Saturday, June 19, 2010

Caned to be able.

Corporal punishment is what they call it these days…and they have banned it too. An unfortunate incident brought out of the closet this instrument of discipline.

I grew up at a time when the cane was part of the monthly grocery list and played a prominent part among the shopping list which included books and stationary at the beginning of an academic year. This was a ritual followed in most of the households of the time. Along with new textbooks, notebooks, pens, erasers and good old yellow coloured wooden scales you brought home a brand new cane which had a multicoloured plastic loop at one end to hang it on the wall.

But back home the cane had a very strategic location; it was placed right behind the portrait of Jesus Christ, the instrument of discipline placed behind the image of forgiveness. When I was up to any wrong doing I ended up looking at the image of Christ and my dad looked beyond or rather behind him to discipline me.

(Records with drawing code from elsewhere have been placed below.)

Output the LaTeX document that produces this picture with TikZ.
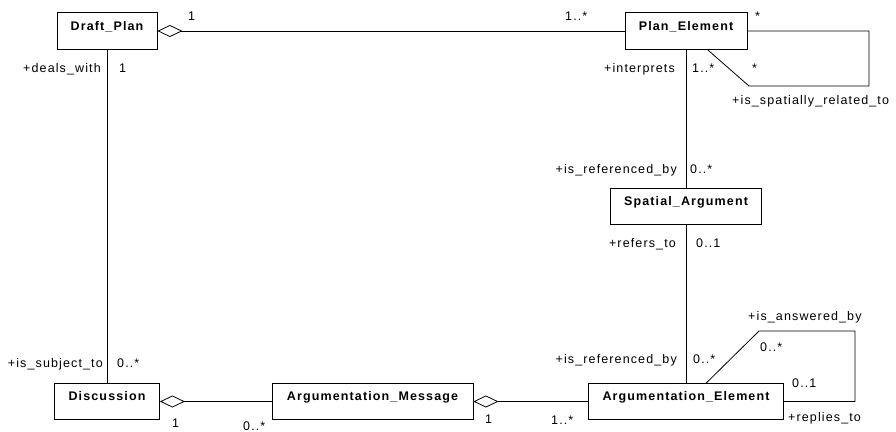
\documentclass[tikz,border=0pt]{standalone}
\usepackage{fontspec}
\setmainfont{Liberation Sans}[LetterSpace=9]
\usetikzlibrary{arrows.meta}

\begin{document}
\begin{tikzpicture}[x=1pt,y=-1pt,
  every node/.style={font=\fontsize{12.5}{14}\selectfont},
  cls/.style={draw,line width=0.8pt,font=\fontsize{12.5}{14}\selectfont\bfseries,
    inner xsep=0pt,inner ysep=0pt,text height=17.5pt,text depth=19pt},
  role/.style={inner sep=0pt},
  assoc/.style={line width=0.8pt},
  aggr/.style={line width=0.8pt,{Diamond[open,length=25pt,width=12pt]}-}]
  \useasboundingbox[fill=white] (0,0) rectangle (896,431);
  % classes
  \node[cls,minimum width=100pt] (dp) at (107,31) {Draft\_Plan};
  \node[cls,minimum width=122pt] (pe) at (686,31) {Plan\_Element};
  \node[cls,minimum width=151pt] (sa) at (686,206.5) {Spatial\_Argument};
  \node[cls,minimum width=105pt] (disc) at (107,401.5) {Discussion};
  \node[cls,minimum width=201pt] (am) at (372.5,401.5) {Argumentation\_Message};
  \node[cls,minimum width=195pt] (ae) at (686,401.5) {Argumentation\_Element};
  % loop corners
  \coordinate (pe1) at (869,31);
  \coordinate (pe2) at (869,86);
  \coordinate (pe3) at (749,86);
  \coordinate (pe4) at (707,49.25);
  \coordinate (ae1) at (855,401.5);
  \coordinate (ae2) at (855,331);
  \coordinate (ae3) at (759,331);
  \coordinate (ae4) at (706,383.25);
  % associations
  \draw[aggr] (dp) -- (pe);
  \draw[assoc] (dp) -- (disc);
  \draw[assoc] (pe) -- (sa);
  \draw[assoc] (sa) -- (ae);
  \draw[aggr] (disc) -- (am);
  \draw[aggr] (am) -- (ae);
  \draw[assoc] (pe.east) -- (pe1) -- (pe2) -- (pe3) -- (pe4);
  \draw[assoc] (ae.east) -- (ae1) -- (ae2) -- (ae3) -- (ae4);
  % roles and multiplicities
  \node[role,anchor=base west] (m1) at (188,20) {1};
  \node[role,anchor=base west] (m2) at (565,20) {1..*};
  \node[role,anchor=base west] (m3) at (755,20) {*};
  \node[role,anchor=base east] (r1) at (101,72) {+deals\_with};
  \node[role,anchor=base west] (m4) at (119,72) {1};
  \node[role,anchor=base east] (r2) at (675,72) {+interprets};
  \node[role,anchor=base west] (m5) at (692,72) {1..*};
  \node[role,anchor=base west] (m6) at (752,72) {*};
  \node[role,anchor=base west] (r3) at (732,104) {+is\_spatially\_related\_to};
  \node[role,anchor=base east] (r4) at (677,173) {+is\_referenced\_by};
  \node[role,anchor=base west] (m7) at (690,173) {0..*};
  \node[role,anchor=base east] (r5) at (676,247) {+refers\_to};
  \node[role,anchor=base west] (m8) at (696,247) {0..1};
  \node[role,anchor=base east] (r6) at (103,367) {+is\_subject\_to};
  \node[role,anchor=base west] (m9) at (117,367) {0..*};
  \node[role,anchor=base west] (m10) at (172,427) {1};
  \node[role,anchor=base west] (m11) at (243,430) {0..*};
  \node[role,anchor=base west] (m12) at (485,423) {1};
  \node[role,anchor=base west] (m13) at (551,424) {1..*};
  \node[role,anchor=base east] (r7) at (677,363) {+is\_referenced\_by};
  \node[role,anchor=base west] (m14) at (693,363) {0..*};
  \node[role,anchor=base west] (r8) at (748,320) {+is\_answered\_by};
  \node[role,anchor=base west] (m15) at (760,351) {0..*};
  \node[role,anchor=base west] (m16) at (792,387) {0..1};
  \node[role,anchor=base west] (r9) at (788,421) {+replies\_to};
\end{tikzpicture}
\end{document}
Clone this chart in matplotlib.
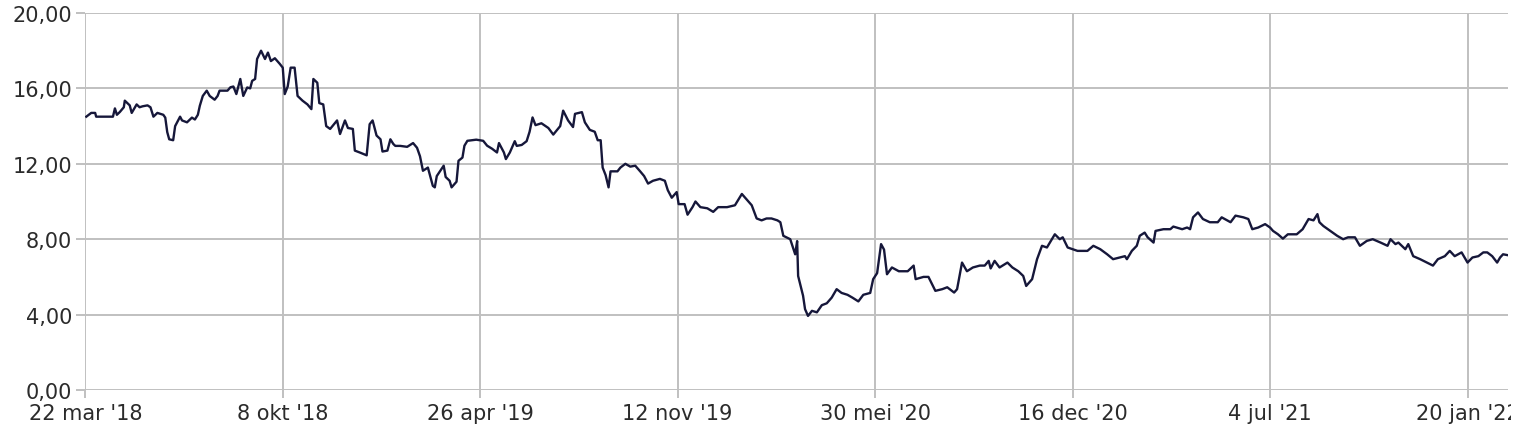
import numpy as np
import pandas as pd
import matplotlib
matplotlib.use("Agg")
import matplotlib.pyplot as plt
from matplotlib.ticker import FuncFormatter
from matplotlib.transforms import Bbox, TransformedBbox

START = pd.Timestamp("2018-03-22")

# days since 22 mar 2018, and the price on that day
DAYS = [
    1, 6, 10, 11, 28, 30, 32, 35, 39, 40, 45, 47, 52, 55, 58, 63, 66, 69, 73, 79,
    81, 83, 85, 89, 91, 96, 98, 103, 108, 111, 114, 116, 119, 123, 126, 131, 134, 136, 144, 147,
    150, 153, 157, 160, 164, 167, 169, 172, 174, 178, 182, 185, 188, 192, 197, 200, 202, 205, 208, 212,
    215, 220, 225, 229, 231, 235, 237, 241, 244, 248, 255, 258, 263, 266, 271, 273, 278, 285, 288, 291,
    295, 299, 301, 306, 309, 312, 314, 319, 326, 332, 336, 339, 342, 347, 352, 354, 356, 363, 365, 369,
    371, 376, 378, 382, 384, 387, 396, 403, 407, 412, 417, 419, 424, 426, 430, 435, 437, 442, 447, 450,
    453, 456, 462, 469, 474, 481, 484, 489, 494, 496, 503, 506, 511, 516, 519, 522, 524, 527, 530, 532,
    539, 542, 547, 552, 557, 562, 566, 570, 575, 582, 587, 590, 594, 599, 601, 607, 610, 615, 618, 623,
    630, 636, 641, 650, 658, 665, 670, 675, 680, 685, 690, 695, 701, 704, 707, 714, 719, 721, 722, 727,
    729, 732, 736, 741, 746, 751, 756, 761, 766, 772, 777, 783, 788, 795, 798, 802, 806, 809, 812, 817,
    824, 833, 839, 841, 849, 854, 861, 868, 873, 880, 883, 888, 893, 899, 906, 911, 915, 917, 921, 926,
    934, 939, 945, 950, 953, 959, 964, 969, 974, 979, 982, 987, 990, 995, 1005, 1015, 1021, 1028, 1035, 1041,
    1048, 1053, 1055, 1060, 1065, 1068, 1073, 1076, 1082, 1084, 1092, 1099, 1102, 1111, 1116, 1119, 1122, 1127, 1132, 1139,
    1147, 1151, 1160, 1165, 1173, 1178, 1182, 1188, 1195, 1200, 1203, 1208, 1213, 1218, 1227, 1233, 1239, 1244, 1248, 1250,
    1254, 1261, 1268, 1274, 1279, 1286, 1291, 1298, 1304, 1312, 1319, 1322, 1327, 1330, 1337, 1340, 1345, 1352, 1359, 1365,
    1370, 1377, 1382, 1387, 1394, 1400, 1405, 1411, 1416, 1420, 1425, 1430, 1433, 1436, 1441,
]
PRICES = [
    14.50, 14.70, 14.70, 14.50, 14.50, 14.94, 14.60, 14.75, 15.00, 15.35, 15.10, 14.70, 15.15, 15.00, 15.05, 15.10, 15.00, 14.50, 14.70, 14.60,
    14.45, 13.68, 13.30, 13.25, 14.00, 14.50, 14.30, 14.20, 14.45, 14.35, 14.60, 15.08, 15.60, 15.88, 15.60, 15.40, 15.60, 15.88, 15.88, 16.06,
    16.10, 15.70, 16.50, 15.60, 16.05, 16.00, 16.40, 16.50, 17.56, 18.00, 17.56, 17.90, 17.45, 17.60, 17.30, 17.10, 15.70, 16.10, 17.10, 17.10,
    15.60, 15.35, 15.15, 14.90, 16.50, 16.30, 15.22, 15.15, 14.00, 13.85, 14.30, 13.58, 14.30, 13.90, 13.85, 12.70, 12.60, 12.45, 14.10, 14.30,
    13.50, 13.30, 12.65, 12.70, 13.30, 13.05, 12.95, 12.95, 12.90, 13.10, 12.85, 12.40, 11.63, 11.80, 10.83, 10.75, 11.35, 11.90, 11.30, 11.10,
    10.75, 11.05, 12.16, 12.33, 12.96, 13.22, 13.28, 13.22, 12.96, 12.80, 12.60, 13.10, 12.60, 12.25, 12.60, 13.20, 12.95, 13.00, 13.20, 13.70,
    14.46, 14.05, 14.15, 13.90, 13.55, 14.00, 14.82, 14.30, 13.95, 14.65, 14.74, 14.20, 13.80, 13.70, 13.25, 13.25, 11.80, 11.40, 10.75, 11.60,
    11.60, 11.80, 12.00, 11.85, 11.90, 11.60, 11.35, 10.95, 11.10, 11.20, 11.10, 10.60, 10.20, 10.50, 9.86, 9.86, 9.30, 9.70, 10.00, 9.70,
    9.64, 9.45, 9.70, 9.70, 9.80, 10.40, 10.10, 9.80, 9.10, 9.00, 9.10, 9.10, 9.00, 8.90, 8.18, 8.00, 7.20, 7.90, 6.05, 5.00,
    4.29, 3.93, 4.20, 4.12, 4.50, 4.60, 4.90, 5.35, 5.15, 5.05, 4.90, 4.70, 5.05, 5.15, 5.88, 6.20, 7.74, 7.45, 6.14, 6.50,
    6.30, 6.30, 6.60, 5.88, 6.00, 6.00, 5.26, 5.35, 5.45, 5.17, 5.35, 6.76, 6.30, 6.50, 6.60, 6.60, 6.85, 6.45, 6.85, 6.50,
    6.76, 6.50, 6.30, 6.05, 5.52, 5.88, 6.94, 7.65, 7.56, 8.00, 8.26, 8.00, 8.10, 7.56, 7.38, 7.38, 7.65, 7.47, 7.20, 6.94,
    7.03, 7.10, 6.94, 7.38, 7.65, 8.18, 8.35, 8.10, 7.82, 8.44, 8.53, 8.53, 8.67, 8.53, 8.62, 8.53, 9.16, 9.42, 9.07, 8.90,
    8.90, 9.16, 8.90, 9.25, 9.16, 9.07, 8.53, 8.62, 8.80, 8.62, 8.44, 8.26, 8.03, 8.26, 8.26, 8.53, 9.07, 9.00, 9.33, 8.90,
    8.70, 8.44, 8.18, 8.00, 8.10, 8.10, 7.65, 7.91, 8.00, 7.82, 7.65, 8.00, 7.74, 7.82, 7.47, 7.74, 7.10, 6.94, 6.76, 6.60,
    6.94, 7.10, 7.38, 7.10, 7.30, 6.76, 7.03, 7.10, 7.30, 7.30, 7.10, 6.76, 7.03, 7.20, 7.15,
]

TICK_DAYS = [0, 200, 400, 600, 800, 1000, 1200, 1400]
Y_TICKS = [0, 4, 8, 12, 16, 20]
MONTHS_NL = ["jan", "feb", "mar", "apr", "mei", "jun",
             "jul", "aug", "sep", "okt", "nov", "dec"]

LINE_C = "#16173a"
GRID_C = "#c0c0c0"
TEXT_C = "#2b2b2b"

dates = START + pd.to_timedelta(DAYS, unit="D")
tick_dates = START + pd.to_timedelta(TICK_DAYS, unit="D")
tick_labels = [f"{d.day} {MONTHS_NL[d.month - 1]} '{d.year % 100:02d}" for d in tick_dates]

fig = plt.figure(figsize=(15.18, 4.35), dpi=100, facecolor="white")
ax = fig.add_axes([85.3 / 1518, 1 - 391 / 435, (1508 - 85.3) / 1518, (391 - 14) / 435])

ax.plot(dates, PRICES, color=LINE_C, linewidth=1.7, zorder=3)

ax.set_xlim(START, START + pd.Timedelta(days=1441))
ax.set_ylim(0, 20)
ax.set_xticks(tick_dates)
ax.set_xticklabels(tick_labels)
ax.set_yticks(Y_TICKS)
ax.yaxis.set_major_formatter(FuncFormatter(lambda v, _: f"{v:.2f}".replace(".", ",")))

ax.grid(True, color=GRID_C, linewidth=1.4, zorder=1)
for s in ax.spines.values():
    s.set_visible(False)
ax.tick_params(axis="y", length=6.5, width=1.4, color=GRID_C, pad=3,
               labelsize=15, labelcolor=TEXT_C)
ax.tick_params(axis="x", length=5.5, width=1.4, color=GRID_C, pad=4,
               labelsize=15, labelcolor=TEXT_C)

# the last date label is cut off at the right edge, as in the original
clip = TransformedBbox(Bbox([[0, 0], [1511 / 1518, 1]]), fig.transFigure)
for lab in ax.get_xticklabels():
    lab.set_clip_box(clip)
    lab.set_clip_on(True)

fig.savefig("out.png", dpi=100, facecolor="white")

At school I also had some teachers who resorted to the so called corporal punishments and I distinctly remember one who followed the ritual of slowly pulling us back and forth using both our earlobes all the while explaining the ill effects of our wrong doings and at the same time looking for remorse in our eyes, and if we showed none, the back & forth movement ended in a slap on both the cheeks releasing the grip on our earlobes almost simultaneously, an act that needed excellent hand eye coordination and perfect timing. Let me tell you though we felt a little humiliated we did not nurture any hatred towards the teacher for long. The humiliation or the hatred element lasted only a few hours but the lessons we learnt stayed with us for the rest of our lives. We knew very well it was part of our grooming, a step in shaping us to face the world ahead.

Caning, impositions, kneeling, rap on the knuckles with the edge of a wooden scale were all common modes of punishment, corporal was a word we didn’t know then...These were just modes of punishments used to correct us, not abused to warrant a complaint.

I’m now a reasonably respectable citizen of the world thanks to my dad & teachers for having used the cane, sparingly though, to make me what I am today.